## start ROWS
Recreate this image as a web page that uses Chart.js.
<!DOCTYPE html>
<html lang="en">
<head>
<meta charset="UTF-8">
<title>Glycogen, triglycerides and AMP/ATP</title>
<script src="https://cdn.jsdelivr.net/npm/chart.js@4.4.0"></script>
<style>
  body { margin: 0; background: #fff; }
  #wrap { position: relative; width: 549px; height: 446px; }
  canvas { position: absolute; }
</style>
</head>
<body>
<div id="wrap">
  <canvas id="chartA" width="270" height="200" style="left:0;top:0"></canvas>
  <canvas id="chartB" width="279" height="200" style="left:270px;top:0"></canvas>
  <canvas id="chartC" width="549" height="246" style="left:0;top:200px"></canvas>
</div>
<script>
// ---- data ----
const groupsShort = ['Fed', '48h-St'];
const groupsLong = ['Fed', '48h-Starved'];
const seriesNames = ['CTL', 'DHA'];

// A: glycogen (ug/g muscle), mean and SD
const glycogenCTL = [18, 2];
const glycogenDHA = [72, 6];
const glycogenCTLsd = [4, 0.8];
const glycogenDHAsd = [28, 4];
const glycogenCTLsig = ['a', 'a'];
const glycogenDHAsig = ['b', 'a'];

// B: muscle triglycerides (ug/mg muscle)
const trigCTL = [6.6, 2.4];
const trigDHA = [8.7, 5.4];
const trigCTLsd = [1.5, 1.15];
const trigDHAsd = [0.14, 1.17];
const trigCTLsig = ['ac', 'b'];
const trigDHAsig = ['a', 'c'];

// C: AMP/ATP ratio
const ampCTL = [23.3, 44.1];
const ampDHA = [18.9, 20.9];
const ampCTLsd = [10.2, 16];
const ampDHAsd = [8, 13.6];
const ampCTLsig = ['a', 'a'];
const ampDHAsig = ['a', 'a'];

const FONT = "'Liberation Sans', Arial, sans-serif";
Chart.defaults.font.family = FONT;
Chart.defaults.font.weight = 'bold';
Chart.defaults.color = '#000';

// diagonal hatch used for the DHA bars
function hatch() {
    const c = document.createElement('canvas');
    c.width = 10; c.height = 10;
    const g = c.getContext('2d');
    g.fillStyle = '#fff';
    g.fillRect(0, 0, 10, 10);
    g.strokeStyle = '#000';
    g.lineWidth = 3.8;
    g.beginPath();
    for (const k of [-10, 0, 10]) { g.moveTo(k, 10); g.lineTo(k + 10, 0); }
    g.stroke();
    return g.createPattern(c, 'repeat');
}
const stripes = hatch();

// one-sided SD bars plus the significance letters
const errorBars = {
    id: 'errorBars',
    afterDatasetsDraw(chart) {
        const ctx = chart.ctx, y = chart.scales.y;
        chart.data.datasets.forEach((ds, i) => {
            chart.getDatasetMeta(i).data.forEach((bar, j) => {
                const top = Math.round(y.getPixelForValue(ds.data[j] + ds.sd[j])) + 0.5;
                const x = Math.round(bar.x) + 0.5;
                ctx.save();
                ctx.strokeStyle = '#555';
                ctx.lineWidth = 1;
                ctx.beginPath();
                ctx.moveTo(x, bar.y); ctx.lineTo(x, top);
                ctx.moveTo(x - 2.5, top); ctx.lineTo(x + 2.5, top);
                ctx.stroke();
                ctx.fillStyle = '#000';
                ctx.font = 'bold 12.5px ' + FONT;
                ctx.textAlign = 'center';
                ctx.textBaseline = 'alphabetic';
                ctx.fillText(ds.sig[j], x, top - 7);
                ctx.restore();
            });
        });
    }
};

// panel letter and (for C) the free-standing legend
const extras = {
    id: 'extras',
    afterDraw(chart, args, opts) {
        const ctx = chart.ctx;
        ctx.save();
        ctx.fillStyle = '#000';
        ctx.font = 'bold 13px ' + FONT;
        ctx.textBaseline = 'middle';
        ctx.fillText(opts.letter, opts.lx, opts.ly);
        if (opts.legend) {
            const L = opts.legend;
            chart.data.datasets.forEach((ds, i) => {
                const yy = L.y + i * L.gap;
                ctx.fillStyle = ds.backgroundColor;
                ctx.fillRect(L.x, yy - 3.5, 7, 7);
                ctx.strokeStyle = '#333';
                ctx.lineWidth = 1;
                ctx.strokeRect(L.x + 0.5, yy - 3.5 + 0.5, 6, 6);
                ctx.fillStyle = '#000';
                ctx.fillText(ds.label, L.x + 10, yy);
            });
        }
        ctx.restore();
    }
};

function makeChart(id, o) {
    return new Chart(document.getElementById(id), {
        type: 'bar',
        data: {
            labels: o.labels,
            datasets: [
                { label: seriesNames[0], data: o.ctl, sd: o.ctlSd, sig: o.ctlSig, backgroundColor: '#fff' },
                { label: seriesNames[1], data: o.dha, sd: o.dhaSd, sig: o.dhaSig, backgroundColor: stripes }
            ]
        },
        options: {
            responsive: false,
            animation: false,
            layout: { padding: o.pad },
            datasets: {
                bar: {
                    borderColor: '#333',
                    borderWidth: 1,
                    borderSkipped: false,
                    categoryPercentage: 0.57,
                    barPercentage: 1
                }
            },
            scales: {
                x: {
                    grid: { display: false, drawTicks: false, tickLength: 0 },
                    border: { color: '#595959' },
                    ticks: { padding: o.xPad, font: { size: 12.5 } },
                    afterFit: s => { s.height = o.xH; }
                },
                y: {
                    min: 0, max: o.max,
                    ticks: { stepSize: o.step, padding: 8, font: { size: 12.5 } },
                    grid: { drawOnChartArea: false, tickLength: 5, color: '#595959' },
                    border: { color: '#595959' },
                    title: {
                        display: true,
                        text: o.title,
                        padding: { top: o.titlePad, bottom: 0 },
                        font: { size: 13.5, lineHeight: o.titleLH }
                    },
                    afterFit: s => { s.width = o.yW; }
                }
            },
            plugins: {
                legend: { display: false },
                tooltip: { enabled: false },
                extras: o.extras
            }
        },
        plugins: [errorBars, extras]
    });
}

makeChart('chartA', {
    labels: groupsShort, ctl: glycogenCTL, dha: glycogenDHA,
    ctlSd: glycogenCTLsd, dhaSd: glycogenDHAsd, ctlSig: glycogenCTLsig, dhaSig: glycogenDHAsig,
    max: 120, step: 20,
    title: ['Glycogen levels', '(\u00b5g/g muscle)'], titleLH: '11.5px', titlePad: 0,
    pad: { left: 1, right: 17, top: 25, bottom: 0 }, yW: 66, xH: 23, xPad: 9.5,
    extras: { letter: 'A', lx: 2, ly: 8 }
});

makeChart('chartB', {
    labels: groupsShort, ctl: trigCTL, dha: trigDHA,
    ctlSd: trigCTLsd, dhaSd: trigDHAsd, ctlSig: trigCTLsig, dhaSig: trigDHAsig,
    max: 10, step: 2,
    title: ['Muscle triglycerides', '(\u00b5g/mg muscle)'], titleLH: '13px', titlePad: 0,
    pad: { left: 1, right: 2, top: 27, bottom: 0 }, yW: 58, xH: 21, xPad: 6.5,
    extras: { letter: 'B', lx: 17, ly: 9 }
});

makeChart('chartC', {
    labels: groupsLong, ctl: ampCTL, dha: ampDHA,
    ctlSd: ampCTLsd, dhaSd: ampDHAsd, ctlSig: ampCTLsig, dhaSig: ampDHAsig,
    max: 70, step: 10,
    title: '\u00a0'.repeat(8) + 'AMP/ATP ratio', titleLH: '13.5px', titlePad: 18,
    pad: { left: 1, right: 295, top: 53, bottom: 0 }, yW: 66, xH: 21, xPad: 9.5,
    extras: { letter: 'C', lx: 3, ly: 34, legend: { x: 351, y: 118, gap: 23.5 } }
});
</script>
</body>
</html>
## end ROWS
## start ROWS
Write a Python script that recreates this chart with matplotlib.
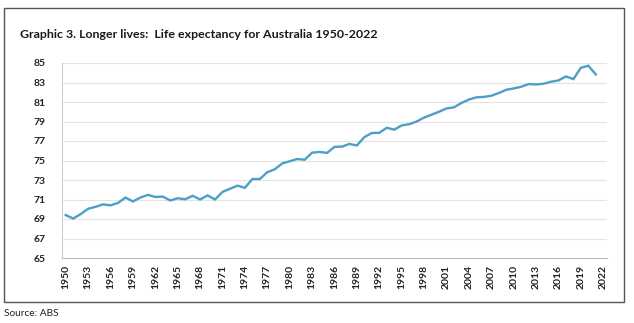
## end ROWS
_SET TASK_
Copy each line containing the word "this" from the data.

_WRITTEN ANSWER_
Recreate this image as a web page that uses Chart.js.
Write a Python script that recreates this chart with matplotlib.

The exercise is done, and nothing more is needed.